Autor Brian Azzarello nutzt die identische Ausgangsposition aus um zu verschiedenen Lösungen zu kommen.
Nach ungefähr 7-8 Heften zeichnet sich dann plötzlich ein Überbau dieser Geschichten ab, ein roter Faden der aus wesentlich mehr als nur dieses Kontrukt der Anfangssituation besteht...
Zeichner ist der Argentinier Eduardo Risso. Als ich den Namen gehört habe, und die Zeichnungen gesehen habe, hat es in meinem Kopf geklingelt, und ich habe ihn sofort mit "Cybersix", einer etwas aus der Art geschlagenen Superheldin, in Verbindung gebracht. Zuhause stellte ich dann fest, dass die Fährte nicht ganz falsch war. Cybersix wurde von von einem Landsmann namens Carlos Meglia gezeichnet, getextet von Carlos Trillo. Bingo, denn der hat mit Risso "Fulù" gezeichnet. Risso und Meglia haben einen sehr eigenen Stil, der lebendig wirkt, sehr sicher in Mimik und Gestik ist, und auch feine Seitenlayouts besitzt.

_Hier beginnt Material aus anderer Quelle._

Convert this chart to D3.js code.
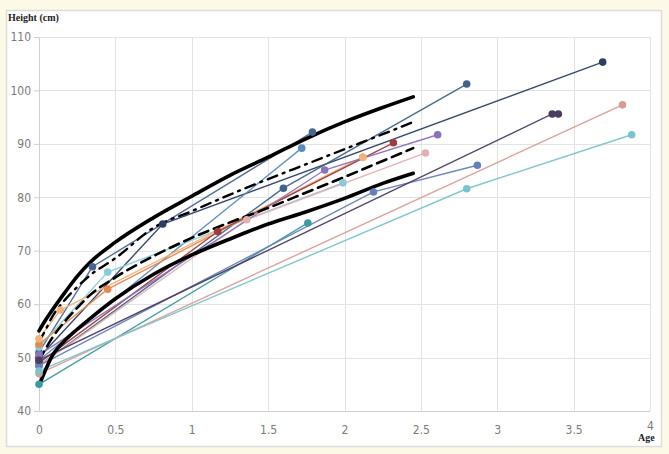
<!DOCTYPE html>
<html><head><meta charset="utf-8">
<script src="https://cdn.jsdelivr.net/npm/d3@7"></script>
<style>
html,body{margin:0;padding:0;background:#fdf9e7;}
svg{display:block;}
</style></head>
<body>
<svg id="chart" width="669" height="454"></svg>
<script>
// ---- data ----
const xTicks = [0, 0.5, 1, 1.5, 2, 2.5, 3, 3.5, 4];
const yTicks = [40, 50, 60, 70, 80, 90, 100, 110];

const refAges   = [0, 0.04, 0.08, 0.17, 0.25, 0.33, 0.5, 0.75, 1, 1.25, 1.5, 1.75, 2, 2.25, 2.45];
const refUpper  = [55, 56.9, 58.6, 62.2, 65.2, 67.7, 71.6, 76.2, 80.2, 84.1, 87.5, 91.0, 94.1, 96.8, 98.8];
const refDashDot= [53, 55, 57.3, 60.8, 63.2, 65.3, 68.6, 74.3, 77.4, 80.5, 83.4, 86.2, 89.0, 91.8, 94.1];
const refMedian = [49.5, 51.5, 53.4, 56.8, 59.3, 61.6, 65, 69, 72.4, 75.3, 78, 80.9, 83.8, 86.8, 89.2];
const refLower  = [44.8, 47.5, 50, 53.2, 55.3, 57.2, 61.0, 65.6, 69.2, 72.2, 75.0, 77.3, 79.8, 82.6, 84.5];

const childAges = [
  [0, 0.81, 3.69],
  [0, 1.60, 2.80],
  [0, 0.35, 1.79],
  [0, 1.72],
  [0, 0.45, 1.99],
  [0, 0.45, 2.12],
  [0, 0.14, 2.12],
  [0, 1.17, 2.32],
  [0, 1.36, 2.53],
  [0, 1.87, 2.61],
  [0, 1.76],
  [0, 2.19, 2.87],
  [0, 3.36, 3.40],
  [0, 3.82],
  [0, 2.80, 3.88]
];
const childHeights = [
  [50, 75.0, 105.3],
  [48.5, 81.7, 101.2],
  [51, 67.0, 92.2],
  [49.5, 89.2],
  [52, 66.0, 82.7],
  [52.5, 62.8, 87.5],
  [53.5, 58.9, 87.5],
  [49, 73.6, 90.2],
  [48.5, 75.8, 88.3],
  [50.5, 85.1, 91.7],
  [45, 75.2],
  [48.5, 81.0, 86.0],
  [49.5, 95.6, 95.6],
  [47, 97.3],
  [47.5, 81.6, 91.7]
];
const childColors = ["#2c3e63","#3f6488","#4a6690","#5b8cc0","#8ccbd6","#e08a4c","#f2b27c",
  "#9e3b3b","#e3b0b0","#8a72b8","#3d9aa3","#6680b8","#4a3b63","#d89c98","#7cc3cc"];

// ---- chart ----
const svg = d3.select("#chart");
const x = d3.scaleLinear().domain([0, 4]).range([39, 650]);
const y = d3.scaleLinear().domain([40, 110]).range([411, 37]);

svg.append("rect").attr("x", 6.5).attr("y", 10.5).attr("width", 655).attr("height", 436)
  .attr("fill", "#ffffff").attr("stroke", "#dcdcdc").attr("stroke-width", 1.5);

// grid
svg.append("g").selectAll("line").data(xTicks.slice(1)).join("line")
  .attr("x1", d => Math.round(x(d)) + 0.5).attr("x2", d => Math.round(x(d)) + 0.5)
  .attr("y1", y(110)).attr("y2", y(40)).attr("stroke", "#e3e3e3");
svg.append("g").selectAll("line").data(yTicks.slice(1)).join("line")
  .attr("x1", x(0)).attr("x2", x(4))
  .attr("y1", d => Math.round(y(d)) + 0.5).attr("y2", d => Math.round(y(d)) + 0.5)
  .attr("stroke", "#e3e3e3");

// axes
const xAxis = d3.axisBottom(x).tickValues(xTicks).tickSize(0).tickPadding(14)
  .tickFormat(d3.format("~g"));
const gx = svg.append("g").attr("transform", `translate(0,${y(40)})`).call(xAxis);
gx.select(".domain").attr("stroke", "#cfcfcf");
gx.selectAll("text").attr("fill", "#7a7a7a").style("font-family", "'Liberation Sans Narrow','DejaVu Sans Condensed',sans-serif").style("font-size", "12px");
gx.selectAll(".tick").filter(d => d === 4).select("text").attr("dy", "0.4em");

const yAxis = d3.axisLeft(y).tickValues(yTicks).tickSize(5).tickPadding(3);
const gy = svg.append("g").attr("transform", `translate(${x(0)},0)`).call(yAxis);
gy.select(".domain").attr("stroke", "#cfcfcf");
gy.selectAll(".tick line").attr("stroke", "#cfcfcf");
gy.selectAll("text").attr("fill", "#7a7a7a").style("font-family", "'Liberation Sans Narrow','DejaVu Sans Condensed',sans-serif").style("font-size", "12px");

svg.append("text").attr("x", 8).attr("y", 21).text("Height (cm)")
  .style("font-family", "'Liberation Serif','DejaVu Serif',serif").style("font-weight", "bold")
  .style("font-size", "10px").attr("fill", "#222");
svg.append("text").attr("x", 638).attr("y", 441).text("Age")
  .style("font-family", "'Liberation Serif','DejaVu Serif',serif").style("font-weight", "bold")
  .style("font-size", "10px").attr("fill", "#222");

// child series lines
const lineLin = d3.line().x(d => x(d[0])).y(d => y(d[1]));
const children = childAges.map((a, i) => ({color: childColors[i], pts: a.map((v, j) => [v, childHeights[i][j]])}));
svg.append("g").selectAll("path").data(children).join("path")
  .attr("d", d => lineLin(d.pts)).attr("fill", "none")
  .attr("stroke", d => d.color).attr("stroke-width", 1.4).attr("opacity", 0.95);

// reference curves
const lineSmooth = d3.line().x(d => x(d[0])).y(d => y(d[1])).curve(d3.curveMonotoneX);
const refs = [
  {v: refLower, w: 3.6, dash: null},
  {v: refUpper, w: 3.6, dash: null},
  {v: refMedian, w: 2.6, dash: "10,6"},
  {v: refDashDot, w: 2.4, dash: "10,6,2,6"}
];
svg.append("g").selectAll("path").data(refs).join("path")
  .attr("d", d => lineSmooth(refAges.map((a, i) => [a, d.v[i]])))
  .attr("fill", "none").attr("stroke", "#000").attr("stroke-width", d => d.w)
  .attr("stroke-dasharray", d => d.dash).attr("stroke-linecap", "round");

// markers
const pts = children.flatMap(c => c.pts.map(p => ({p, color: c.color})));
svg.append("g").selectAll("circle").data(pts).join("circle")
  .attr("cx", d => x(d.p[0])).attr("cy", d => y(d.p[1])).attr("r", 3.8)
  .attr("fill", d => d.color);
</script>
</body></html>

Meisterwerk: 10 von 10 Schuss Munition.

100 Bullets IV -- "A Foregone Tomorrow"

Vierter Tradepaperback von "100 Bullets", die Hefte #20 bis #30 der Serie umfassend.
In diesem Zyklus werden die vorigen Themen bunt durcheinandergemischt. Es wird die umspannende Intrige ausgebaut, neue Figuren werden eingeführt, teilweise wohl "Minutemen"-Schläfer die nun wieder reaktiviert werden, andere Figuren werden weitergesponnen. Bezeichnenderweise ging ein ganzes Heft dafür drauf um nochmals das zusammenzufassen, was über den Hintergrund rund um den "Trust" und den "Minutemen" bekannt ist. Netterweise eingesprengselt mit Gastauftritten einiger "Fremdzeichner" wie Frank Miller, Jim Lee oder Dave Gibbons.
Ich hatte beim Lesen permanent das Gefühl Azzarello und Risso nicht ganz von der Leine gelassen wurden, weil zuviel Inhalt transportiert werden musste, um das bisherige Geschehen mit Hintergrund zu unterfüttern.
Nichtsdestotrotz findet man immer wieder herausragende Sequenzen, präzise Beobachtungen von Optik und Sprache. Insbesondere wenn die kleinen Zyklen um eine Figur herumgestrickt sind, wie die drei Hefte um Wylie Times oder die beiden Hefte mit Jack Daw, ist "100 Bullets" ganz, ganz groß. Dann ist "100 Bullets" immer noch 10 von 10 Schuss.